20 agencies prepare for the worst at Green Airport
On Saturday morning, police, fire and rescue vehicles were on the northeastern side of the airfield at T.F. Green Airport, responding to a plane crash on the runway.
But it was all in the name of practice and safety. The live exercise was put together by the Rhode Island Airport Corporation (RIAC), Rhode Island Emergency Management and emergency response partners to test the communication procedure between all the required parties in the event of an actual plane crash or similar disaster.
The drill involved almost 20 agencies, including the FAA, FBI, Rhode Island State Police, the Rhode Island Department of Health, the Hospital Association of Rhode Island, RIAC Aircraft Rescue and Firefighting (ARFF), Warwick Police and Fire, mutual aid partners, and staff from T.F. Green operations. There were also almost 250 volunteers to serve as victims of the plane crash, complete with made-up wounds that looked like they were out of a Hollywood movie.

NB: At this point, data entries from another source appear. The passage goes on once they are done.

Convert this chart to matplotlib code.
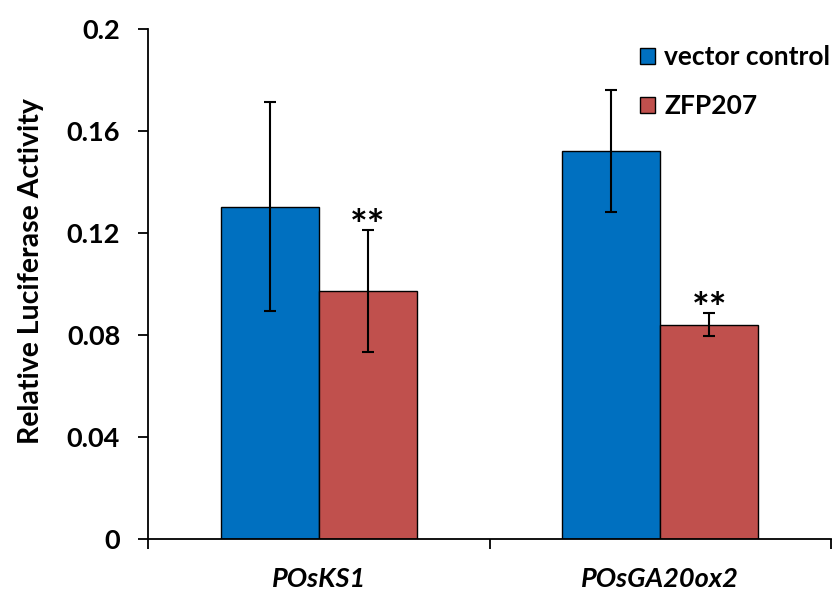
import numpy as np
import matplotlib.pyplot as plt

# promoter constructs and luciferase readings
promoters = ["POsKS1", "POsGA20ox2"]
vector_mean = [0.1303, 0.1523]
vector_err = [0.0410, 0.0238]
zfp_mean = [0.0973, 0.0840]
zfp_err = [0.0240, 0.0045]
zfp_sig = ["**", "**"]
yticks = [0, 0.04, 0.08, 0.12, 0.16, 0.2]
ytick_labels = ["0", "0.04", "0.08", "0.12", "0.16", "0.2"]

BLUE = "#0070C0"
RED = "#C0504D"

plt.rcParams["font.family"] = ["Lato", "DejaVu Sans"]
plt.rcParams["font.weight"] = "bold"
plt.rcParams["axes.labelweight"] = "bold"

fig = plt.figure(figsize=(8.32, 5.93), dpi=100)
ax = fig.add_axes([0.1779, 0.0911, 0.8209, 0.8595])

x = np.arange(len(promoters))
w = 0.287

err_kw = dict(ecolor="black", elinewidth=1.5, capsize=4.3, capthick=1.5)
ax.bar(x - w / 2, vector_mean, w, yerr=vector_err, color=BLUE,
       edgecolor="black", linewidth=1.0, error_kw=err_kw, label="vector control")
ax.bar(x + w / 2, zfp_mean, w, yerr=zfp_err, color=RED,
       edgecolor="black", linewidth=1.0, error_kw=err_kw, label="ZFP207")

# significance marks above the ZFP207 bars
for xi, m, e, s in zip(x, zfp_mean, zfp_err, zfp_sig):
    ax.annotate(s, (xi + w / 2, m + e), xytext=(0, -12), textcoords="offset points",
                ha="center", va="bottom", fontsize=30, fontweight="bold")

ax.set_xlim(-0.5, 1.5)
ax.set_ylim(0, 0.2)
ax.set_yticks(yticks)
ax.set_yticklabels(ytick_labels, fontweight="bold")
ax.set_xticks([-0.5, 0.5, 1.5])
ax.set_xticklabels([])
ax.set_xticks(x, minor=True)
ax.set_xticklabels(promoters, minor=True, fontstyle="italic", fontweight="bold",
                   fontsize=19.5)
ax.tick_params(axis="x", which="minor", length=0, pad=20)
ax.tick_params(axis="x", which="major", length=7, width=1.3, direction="out")
ax.tick_params(axis="y", length=7, width=1.3, direction="out", labelsize=19.5, pad=13)

for side in ["top", "right"]:
    ax.spines[side].set_visible(False)
for side in ["left", "bottom"]:
    ax.spines[side].set_linewidth(1.3)

ax.set_ylabel("Relative Luciferase Activity", fontsize=20.5, fontweight="bold")
ax.yaxis.set_label_coords(-0.153, 0.525)

ax.legend(loc="upper right", bbox_to_anchor=(1.022, 1.0), frameon=False,
          prop=dict(size=19, weight="bold"), handlelength=0.58, handleheight=0.58,
          handletextpad=0.35, labelspacing=0.95, borderaxespad=0.2)

fig.savefig("out.png", dpi=100)
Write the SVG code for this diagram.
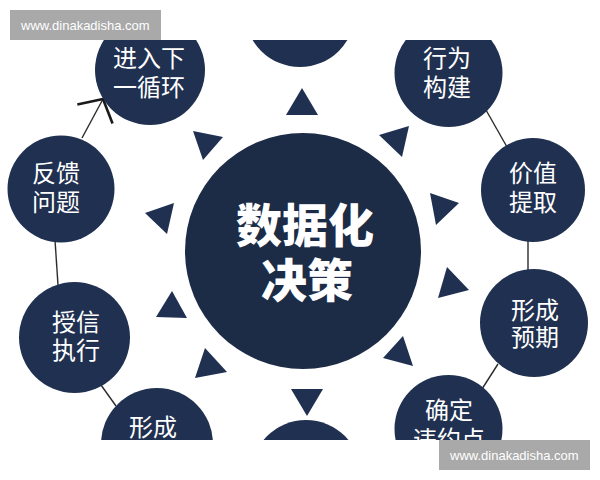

Volunteers were from the various agencies participating in the drill.
“This required exercise tests our responsiveness in the event of an incident or accident. There is a great deal of required communication and cooperation between first responders, city and state agencies, and RIAC,” said Kelly Fredericks, RIAC president and CEO, in a press release announcing the drill.
On Saturday morning, Alan Andrade, vice president of operations and maintenance at T.F. Green, said that live disaster preparedness exercises are performed every three years, usually testing a different aspect of the emergency response plan. This year, he said they were specifically looking at the communications between various agencies as well as the communication with area hospitals when transporting victims.
“That is part of what we are testing with the hospitals,” said Andrade. “Who can accommodate what level of triage.”
The day began around 8 a.m. when volunteers arrived and were given their roles and “wounds.” The actual exercise began just after 9 a.m. with the 911 call. The scene was contained, with most victims tended to or transported to the “hospital” by 10:30 a.m. The entire drill was finished by noon.
All of the volunteers were given roles to play as victims, ranging from being able to walk away from the “crash” with little injury to facing a life-threatening situation. One volunteer was even left on the “plane” (two coach buses were used to simulate the crashed plane) portraying a women who was about to go into labor.
“They like to assign different roles so you aren’t prepared for everything,” said Rebecca Pazienza, a spokesperson for RIAC.
“Victims” were also tagged by Warwick firefighters responding to the incident based on the severity of their injuries using the patient tracking system that was implemented by the state. Andrade explained that all rescues in the state are equipped with a laptop and will input all of the information associated with a patient into the computer using a corresponding barcode on each victim’s wristband, creating “patient accountability.”
“Once an incident occurs, all hospitals are notified,” said Andrade, adding that with the patient tracking system, hospitals are also notified as to what patient is suffering from what injuries. “They will know what they have coming.”
While the first responders on the scene were ARFF and Warwick Police and Fire, mutual aid partners from Cranston, Providence, East Greenwich, East Providence, West Warwick, North Providence, North Kingston and Central Coventry were also at the staging area. The various responders were told to wait a certain amount of time to mirror how long it would take to get to the site of the crash from their department locations, ranging from two minutes to 22 minutes.
ARFF was on the scene within minutes of the simulated call, and Warwick Police and Fire were on the scene in just about 15 minutes.
“Realistically, they would probably go a lot faster,” said Andrade, pointing out that the wait times might have been longer than necessary.
Pazienza said she believed the drill was a success.
“Overall, I think it went well,” she said yesterday afternoon. “We always try to push ourselves to learn what we can do better.”
While a live exercise such as this takes a year of planning and only occurs once every three years, it is important to note that all agencies involved in an emergency response plan at T.F. Green do complete a table-top exercise, or review of the plan, every year.